Fairfax chairman Ron Walker is an investor behind the proposal. Addressing Saturday's meeting, speaker Shelley Oldham urged residents to put pressure on State Government ministers through every means, including Freedom of Information requests.
"Ministers do their work advised by bureaucrats - I was a senior bureaucrat, I know how they work.
"When a FoI inquiry comes into a department, a minister gets very, very nervous.
"The Government will be very keen to get this [development up] in their next budget cycle, but they will not be keen to damage their reputation before the next election, which is next year."
Ms Oldham told the gathering, which included Hobsons Bay Mayor Peter Hemphill, that the council had a vested interest in acquiring rates revenue.
Meeting organiser Rennis Witham said robust arguments had to be presented to the Government so that objectors were not dismissed as precious latte-drinking Williamstown people.
"We may be precious, latte-drinking Williamstown people, but it's our Williamstown and we'll decide when and where we'll drink the latte. The history of Williamstown is right here and now. We've got a nanosecond to keep it."
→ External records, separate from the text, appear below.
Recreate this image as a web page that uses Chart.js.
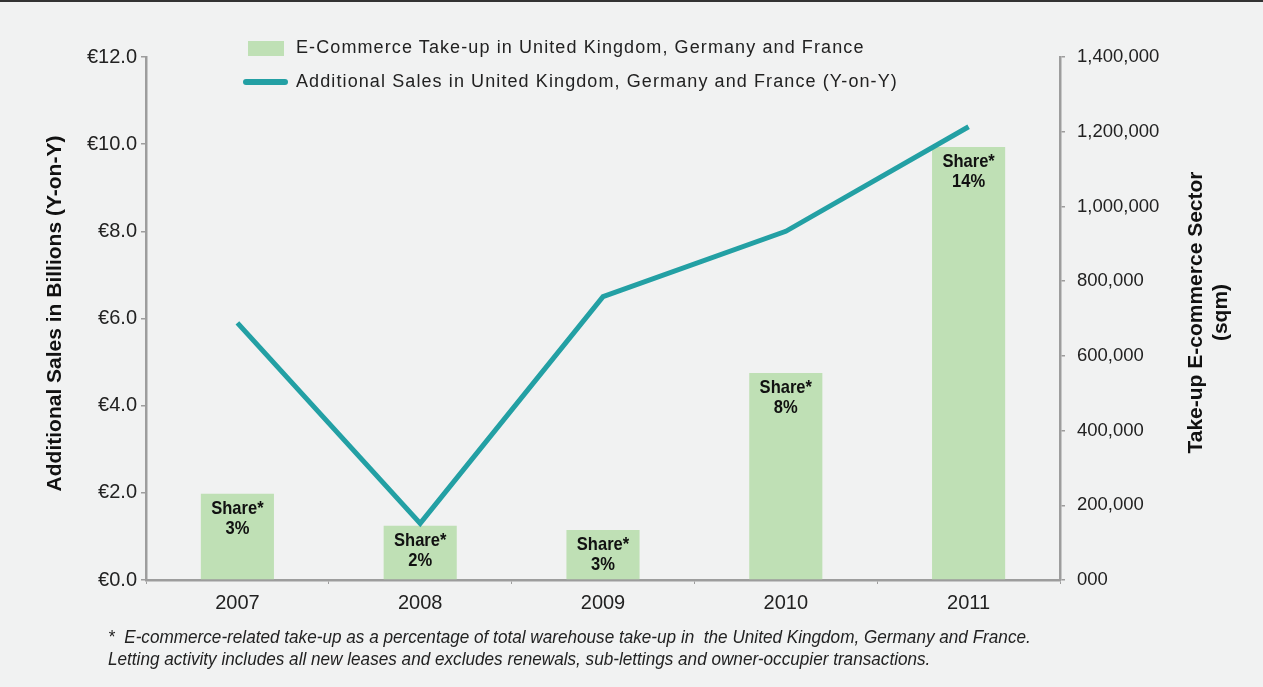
<!DOCTYPE html>
<html>
<head>
<meta charset="utf-8">
<script src="https://cdn.jsdelivr.net/npm/chart.js@4"></script>
<style>
  body { margin: 0; background: #f1f2f2; }
  #wrap { position: relative; width: 1263px; height: 687px; background: #f1f2f2; border-top: 2px solid #333; box-sizing: border-box; overflow: hidden; }
  #myChart { position: absolute; left: 0; top: 0; }
  .legend { position: absolute; left: 243px; font-family: "Liberation Sans", Arial, sans-serif; font-size: 18px; letter-spacing: 1.1px; color: #222; }
  .legend div { height: 34px; line-height: 34px; white-space: nowrap; }
  .sw { display: inline-block; vertical-align: middle; margin-right: 8px; }
  .note { position: absolute; left: 108px; top: 624px; font-family: "Liberation Sans", Arial, sans-serif; font-style: italic; font-size: 17.5px; line-height: 22px; color: #222; transform: scaleX(0.98); transform-origin: left top; white-space: nowrap; }
</style>
</head>
<body>
<div id="wrap">
  <canvas id="myChart" width="1263" height="685"></canvas>
  <div class="legend" style="top:28px">
    <div><span class="sw" style="width:36px;height:15px;background:#bfe0b5;margin-left:5px;margin-right:12px"></span>E-Commerce Take-up in United Kingdom, Germany and France</div>
    <div><span class="sw" style="width:45px;height:6px;border-radius:3px;background:#23a0a4"></span>Additional Sales in United Kingdom, Germany and France (Y-on-Y)</div>
  </div>
  <div class="note">*&nbsp; E-commerce-related take-up as a percentage of total warehouse take-up in&nbsp; the United Kingdom, Germany and France.<br>Letting activity includes all new leases and excludes renewals, sub-lettings and owner-occupier transactions.</div>
</div>
<script>
// data
var years = ['2007', '2008', '2009', '2010', '2011'];
var takeUp = [231000, 145000, 134000, 554000, 1159000];   // sqm, right axis
var sales = [5.9, 1.3, 6.5, 8.0, 10.4];                    // € billions, left axis
var shares = ['3%', '2%', '3%', '8%', '14%'];

var leftTitle = 'Additional Sales in Billions (Y-on-Y)';
var rightTitle = ['Take-up E-commerce Sector', '(sqm)'];

var axisGrey = '#9d9d9d';
var fontMain = '"Liberation Sans", Arial, sans-serif';

// "Share* x%" labels inside the bars (narrowed to look condensed)
var shareLabels = {
    id: 'shareLabels',
    afterDatasetsDraw: function(chart) {
        var ctx = chart.ctx;
        var meta = chart.getDatasetMeta(1);
        meta.data.forEach(function(bar, i) {
            ctx.save();
            ctx.fillStyle = '#111';
            ctx.textAlign = 'center';
            ctx.textBaseline = 'alphabetic';
            ctx.font = 'bold 19px ' + fontMain;
            ctx.translate(bar.x, bar.y);
            ctx.scale(0.87, 1);
            ctx.fillText('Share*', 0, 20);
            ctx.fillText(shares[i], 0, 40);
            ctx.restore();
        });
    }
};

// axis titles, both reading bottom to top
var axisTitles = {
    id: 'axisTitles',
    afterDraw: function(chart) {
        var ctx = chart.ctx;
        var a = chart.chartArea;
        var mid = (a.top + a.bottom) / 2;
        ctx.save();
        ctx.fillStyle = '#111';
        ctx.font = 'bold 21px ' + fontMain;
        ctx.textAlign = 'center';
        ctx.textBaseline = 'middle';
        ctx.translate(55, mid - 5);
        ctx.rotate(-Math.PI / 2);
        ctx.fillText(leftTitle, 0, 0);
        ctx.restore();

        ctx.save();
        ctx.fillStyle = '#111';
        ctx.font = 'bold 21px ' + fontMain;
        ctx.textAlign = 'center';
        ctx.textBaseline = 'middle';
        ctx.translate(1196, mid - 6);
        ctx.rotate(-Math.PI / 2);
        ctx.fillText(rightTitle[0], 0, 0);
        ctx.fillText(rightTitle[1], 0, 25);
        ctx.restore();
    }
};

var ctx = document.getElementById('myChart').getContext('2d');
var myChart = new Chart(ctx, {
    data: {
        labels: years,
        datasets: [
            {
                type: 'line',
                label: 'Additional Sales in United Kingdom, Germany and France (Y-on-Y)',
                data: sales,
                yAxisID: 'y',
                borderColor: '#23a0a4',
                borderWidth: 5,
                pointRadius: 0,
                tension: 0,
                order: 0
            },
            {
                type: 'bar',
                label: 'E-Commerce Take-up in United Kingdom, Germany and France',
                data: takeUp,
                yAxisID: 'y1',
                backgroundColor: '#bfe0b5',
                categoryPercentage: 0.4,
                barPercentage: 1,
                order: 1
            }
        ]
    },
    options: {
        responsive: false,
        animation: false,
        layout: { padding: { top: 55 } },
        plugins: {
            legend: { display: false },
            tooltip: { enabled: false }
        },
        scales: {
            x: {
                offset: true,
                afterFit: function(s) { s.height = 107; },
                grid: { drawOnChartArea: false, tickLength: 4, color: axisGrey, lineWidth: 1 },
                border: { color: axisGrey, width: 2.5 },
                ticks: { color: '#222', padding: 7, font: { family: fontMain, size: 20 } }
            },
            y: {
                position: 'left',
                min: 0,
                max: 12,
                afterFit: function(s) { s.width = 146; },
                grid: { drawOnChartArea: false, tickLength: 5, color: axisGrey, lineWidth: 1.5 },
                border: { color: axisGrey, width: 2.5 },
                ticks: {
                    stepSize: 2,
                    padding: 4,
                    color: '#222',
                    font: { family: fontMain, size: 20 },
                    callback: function(v) { return '€' + v.toFixed(1); }
                }
            },
            y1: {
                position: 'right',
                min: 0,
                max: 1400000,
                afterFit: function(s) { s.width = 203; },
                grid: { drawOnChartArea: false, tickLength: 5, color: axisGrey, lineWidth: 1.5 },
                border: { color: axisGrey, width: 2.5 },
                ticks: {
                    stepSize: 200000,
                    padding: 12,
                    color: '#222',
                    font: { family: fontMain, size: 18.5 },
                    callback: function(v) { return v === 0 ? '000' : v.toLocaleString('en-US'); }
                }
            }
        }
    },
    plugins: [shareLabels, axisTitles]
});
</script>
</body>
</html>
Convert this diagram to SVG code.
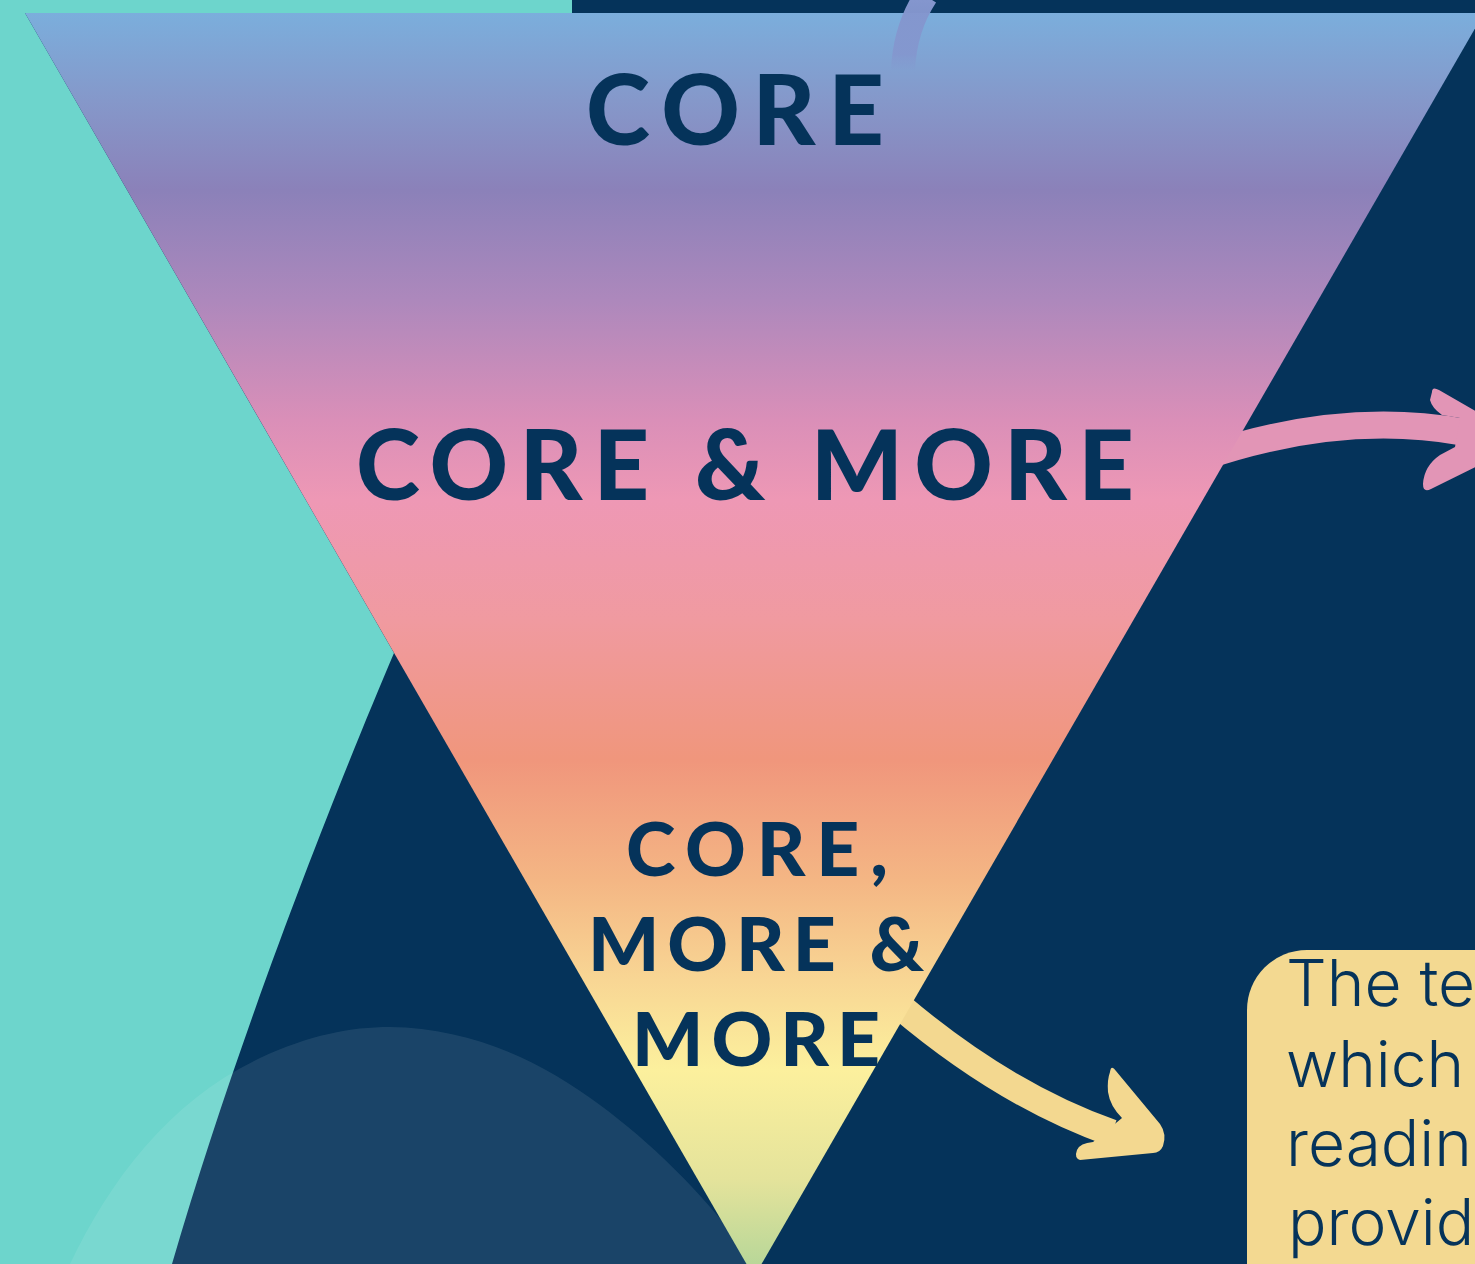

A bucket was passed to start a fighting fund for what residents expect will be a costly and drawn-out campaign. Deciding on a name for the coalition of community groups opposing the development was the last item of business. Introducing himself as a local ratbag who drank lattes every day, Godfrey Moase asked the crowd to vote with a show of hands on their preferred name for a working group.
Save Williamstown was the name chosen.
It will hold a public rally on June 28.
RESIDENTS'S OPINION
Christine Lockey: "It's a disaster for Williamstown if it goes ahead."
Bill Cambridge: "I was actually born in the municipality and I've seen what some of the changes have been. This one is so far past what's been done before that it will create a recipe for havoc."
Helen Tregear: "A disaster. It's being done for greed, it's not being done for amenity for Williamstown. They'll walk away with their profit and Williamstown will be left with lack of infrastructure. Our schools are overloaded now."
Norman Roberts: "Williamstown potentially has got a really interesting balance of old and new. The 'new' in this case is far too dominating and too boring in its bulk. It'll deaden the potential of the interesting balance in Williamstown."
James Mulholland: "They'll ruin Williamstown by jamming it up with traffic and overflowing the schools and by stretching to breaking point all the infrastructure - the sewerage and the power, all the supplies. Williamstown, being a peninsula, can't withstand the burden."